Jews from Porto came together to clean the Isaac Aboab cemetery

Jews from Porto came together to clean the Isaac Aboab cemetery

Today, May 27, a cheerful group of volunteers from the Porto Jewish community, mostly American citizens, carry out a deep clean of the Isaac Aboab cemetery, following the example of many local congregations worldwide that regularly organize volunteer clean-up sessions to clear overgrowth and document grave markers.

Taking care of burial grounds is considered a profound, selfless mitzvah (a commandment or good deed), as a cemetery is considered holy ground and a permanent resting place. Maintaining these sites is a fundamental moral and religious duty.

In Jewish tradition and Hebrew, a cemetery is referred to as Beit HaChayim, which translates to "House of Life". It emphasizes that the soul is eternal and that death is not an end, but a transition to another dimension of life; a gentle euphemism for a place of burial, focusing on the continued spiritual existence of the deceased rather than their physical death, and it reflects the belief in the future resurrection of the dead.

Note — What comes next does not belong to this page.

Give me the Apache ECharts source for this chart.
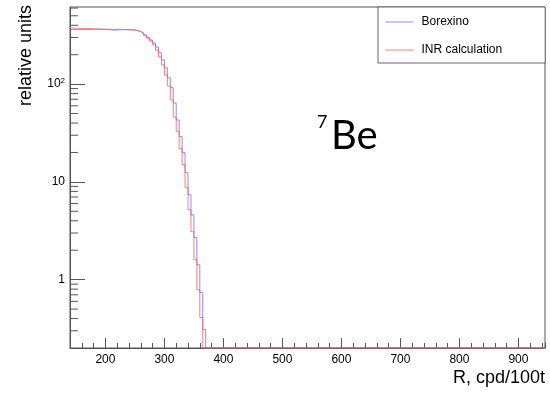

For two different reasons, the name of the current cemetery of the Porto Jewish community inspires deep respect among the community members. It is the first cemetery since angry mobs, with the approval of Portuguese elites, destroyed the old Jewish cemetery in Portugal's second largest city in 1497. Isaac Aboab of Castile (1433–1493) was a towering rabbinical scholar, philosopher, and the last Gaon of Castile in Spain.

Following the Alhambra Decree, Aboab led a delegation to negotiate safe harbor for Spanish exiles and he settled in Porto, where he died seven months later. His funeral oration was delivered by his distinguished disciple, the mathematician and historian Rabbi Abraham Zacuto.
A reenactment of his funeral can be found in a film produced by the community, recounting an event as tragic as it is real, entitled "The 2000 Jewish Exiled Children".

Known as one of the greatest rabbinical minds of his era, he served as head of the Yeshiva in Toledo and later in Guadalajara. He authored several important texts, including a collection of homilies titled Nehar Pishon (Constantinople, 1538) and supercommentaries on the Torah commentaries of Rashi and Nahmanides.

One can imagine the sentimental impact that the arrival and death of the Gaon of Castile in Porto had on the city's then extensive Jewish community. He didn't arrive alone, but together with 30 other prominent Jewish Spanish leaders. The elite of world Jewry were in Porto at that time.

The current cemetery of the Jewish community of Porto is, more than a colossal work of engineering and architecture, a space that recalls Isaac Aboab, Abraham Zacuto, and the grandeur that Portugal once possessed.

The Porto metropolitan area has approximately 1.8 million inhabitants, while the city proper is home to about 250,000 to 260,000 residents. There must be no more than a handful of people living today who don't even know who Aboab and Zacuto were.